- Born: 1902 Francesville, Indiana
- Died: 1992 (aged 89–90) Indiana
- Education: Northwestern University Wellesley College
- Occupation: Purdue's Dean of Women (1947 to 1968)

= Helen B. Schleman =

American university dean

Helen Blanche Schleman (1902–1992), an Indiana native, was Purdue University's Dean of Women from 1947 to 1968 and a four-year military veteran of World War II.

== Biography ==
Helen Blanche Schleman was born in 1902 to William and Blanche Schleman in Francesville, Indiana. In 1920 she enrolled at Northwestern University finishing her A.B. in English literature and philosophy. She attended Wellesley College where she earned her first Master's degree and a certificate in hygiene and physical education (1928). At The Ohio State University, she worked from 1926–1932 in the Department of Physical Education for Women. In 1934, she moved to Purdue in Lafayette, Indiana, as the Director of Residence Halls for Women and there she met her lifelong friend Dorothy C. Stratton. Schleman earned her second master's degree at Purdue in psychology and education.

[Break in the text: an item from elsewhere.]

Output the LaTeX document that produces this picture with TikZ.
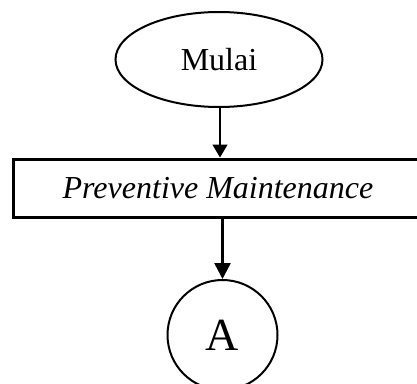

During World War II, she took a military leave of absence from Purdue to serve for four years in the U.S. Coast Guard Women's Reserve and attained the rank of Captain while working for the U.S. Navy. After her return to Purdue after the War, Schleman succeeded Acting Dean Clair Coolidge and former Dean Dorothy C. Stratton as Purdue's Dean of Women in 1947.

As Dean, she made some important changes at the university. She was instrumental in terminating the curfew for women students, she started a special conference program for first year women, and she fought for equity in the university's hiring and salary practices.

Schleman retired from Purdue in 1968; her successor as Dean of Women was M. Beverly Stone who later became Dean of Students. During her years at Purdue, Schleman was an advocate for women's rights and later became a founder and the first director of the Span Plan, a program that encouraged adults, nontraditional women students, to help them pursue career advancement after their children entered school. Purdue University's Schleman Hall was named in her honor. With Dorothy C. Stratton, she wrote Your Best Foot Forward: Social Usage for Young Moderns (1955).

Numerous collections of Schleman's papers are maintained in Purdue's archives.

Helen Blanche Schemen retired as a Dean Emeritus and died in 1992.